You can use RAID 5 to protect your disks, this way if disks fail its ok as other disks that were on standby take over
 
All storage media will fail. The key is good back up practices. Save anything important in a couple different places.
 
Of course you want to use good backup practices, and of course no storage media is absolutely failsafe, but some storage media are more failsafe than others, so I'm just trying to sort that out. Remember those old IOmega removable hard drives years ago that suffered from "click death"? You just want to stay on top of technology changes to be as safe as you can, hopefully as affordably as possible.

So what do you think about Secure Digital cards or Solid State drives? Would either of these be suitable for a relatively failsafe backup device?
 
So what do you think about Secure Digital cards or Solid State drives? Would either of these be suitable for a relatively failsafe backup device?

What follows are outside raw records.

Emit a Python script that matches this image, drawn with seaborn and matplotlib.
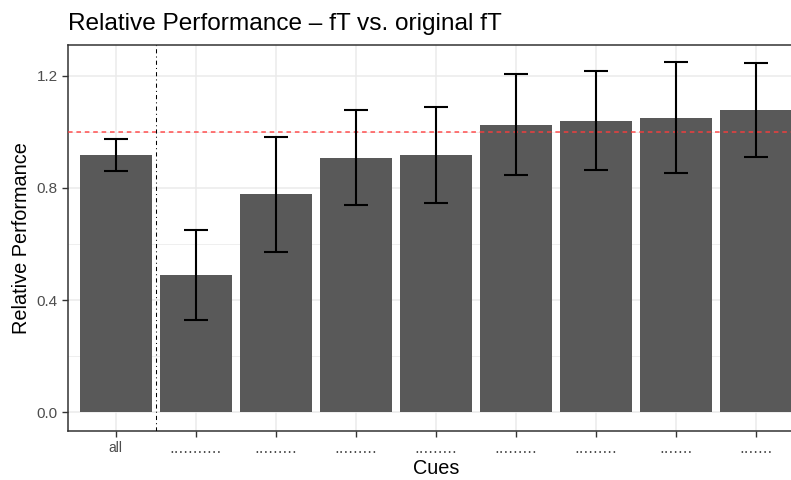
import numpy as np
import pandas as pd
import matplotlib
matplotlib.use("Agg")
import matplotlib.pyplot as plt
import seaborn as sns
from matplotlib.ticker import MultipleLocator

cues = ["all", "...........", ".........", ".........", ".........",
        ".........", ".........", ".......", "......."]
performance = [0.917, 0.489, 0.778, 0.906, 0.917, 1.024, 1.038, 1.049, 1.077]
err_low = [0.861, 0.330, 0.572, 0.738, 0.746, 0.845, 0.862, 0.853, 0.910]
err_high = [0.975, 0.651, 0.982, 1.077, 1.089, 1.205, 1.215, 1.247, 1.244]
y_ticks = [0.0, 0.4, 0.8, 1.2]
y_tick_labels = ["0.0", "0.4", "0.8", "1.2"]
reference_value = 1.0

df = pd.DataFrame({"Cue": cues, "Perf": performance,
                   "lo": err_low, "hi": err_high})
df["pos"] = np.arange(len(df))

sns.set_theme(style="white")
plt.rcParams["font.family"] = ["Liberation Sans", "DejaVu Sans"]

fig = plt.figure(figsize=(7.91, 4.80), dpi=100)
W, H = 791, 480
left, right, top, bottom = 67.5, 804, 45, 431
ax = fig.add_axes([left / W, 1 - bottom / H, (right - left) / W, (bottom - top) / H])

grid_c = "#ebebeb"
ax.set_axisbelow(True)

sns.barplot(x="pos", y="Perf", data=df, ax=ax, color="#595959",
            width=0.9, saturation=1, native_scale=True, errorbar=None,
            linewidth=0)

ax.errorbar(df["pos"], df["Perf"],
            yerr=[df["Perf"] - df["lo"], df["hi"] - df["Perf"]],
            fmt="none", ecolor="black", elinewidth=1.5, capsize=8.6,
            capthick=1.5, zorder=4)

ax.axhline(reference_value, color="#ff3b3b", linestyle=(0, (3, 2.5)),
           linewidth=1.1, alpha=0.9, zorder=3)
ax.axvline(0.5, color="black", linestyle=(0, (4, 3, 1, 3)),
           linewidth=0.75, zorder=3)

ax.set_xlim(-0.6, len(cues) - 1 + 0.6)
ax.set_ylim(-0.0666, 1.309)
ax.set_xticks(df["pos"])
ax.set_xticklabels(cues)
ax.set_yticks(y_ticks)
ax.set_yticklabels(y_tick_labels)
ax.yaxis.set_minor_locator(MultipleLocator(0.2))

ax.grid(True, which="major", color=grid_c, linewidth=1.1)
ax.grid(True, which="minor", axis="y", color=grid_c, linewidth=0.55)

for s in ax.spines.values():
    s.set_color("#333333")
    s.set_linewidth(1.1)

ax.tick_params(axis="both", which="major", length=4, width=1.0,
               color="#333333", labelcolor="#4d4d4d",
               direction="out", pad=3, bottom=True, left=True)
ax.tick_params(axis="y", which="major", labelsize=11)
ax.tick_params(axis="x", which="major", labelsize=10)
ax.tick_params(axis="y", which="minor", length=0)

for lab in ax.get_xticklabels():
    if lab.get_text() != "all":
        lab.set_fontfamily("DejaVu Sans")
        lab.set_fontsize(10.5)

ax.set_xlabel("Cues", fontsize=14.3, color="black", labelpad=2)
ax.set_ylabel("Relative Performance", fontsize=14.3, color="black", labelpad=4)

fig.text(68 / W, 1 - 30 / H, "Relative Performance \u2013 fT vs. original fT",
         fontsize=17.6, color="black", ha="left", va="baseline")

fig.savefig("out.png", dpi=100)
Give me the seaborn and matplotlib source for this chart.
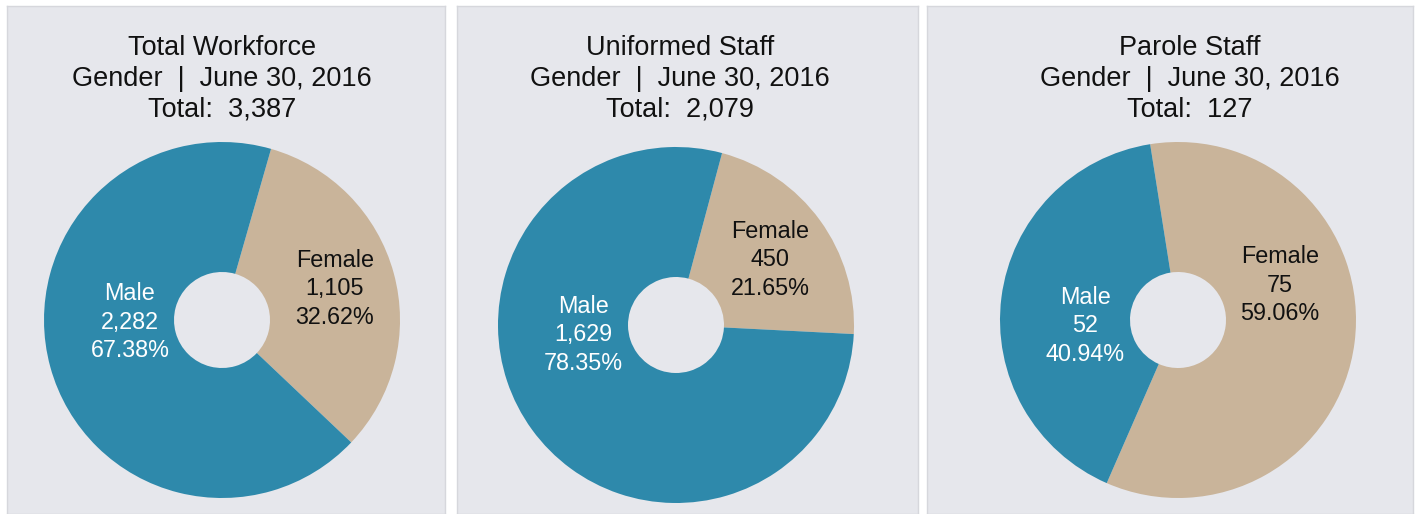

don't ever use an SD card or solid state drive for a long term archive device.

the way that this technology works is that bits are stored as charges in NAND flash memory.
if you remove the power then over time this charge dissipates, erasing all the data with it.

e.g. if you put all your data on an SSD drive or SD card and put it on a shelf, when you come back to it ten years later there won't be any data on it any more. because the charge would have never been refreshed.
 
The only failproof backup, as was stated, is to have your critical stuff in multiple locations.

Take me for example. The things I can't live without are stored on my desktop PC, which is backed up to WHS, and also has a mirrored placement on my Server 2008 R2 box, which has RAID 5. On top of that, I burn all critical things to either BluRay or DVD DL. It's not impossible, just highly unlikely, that all of my backups will go down at the same time, so I'm relatively safe.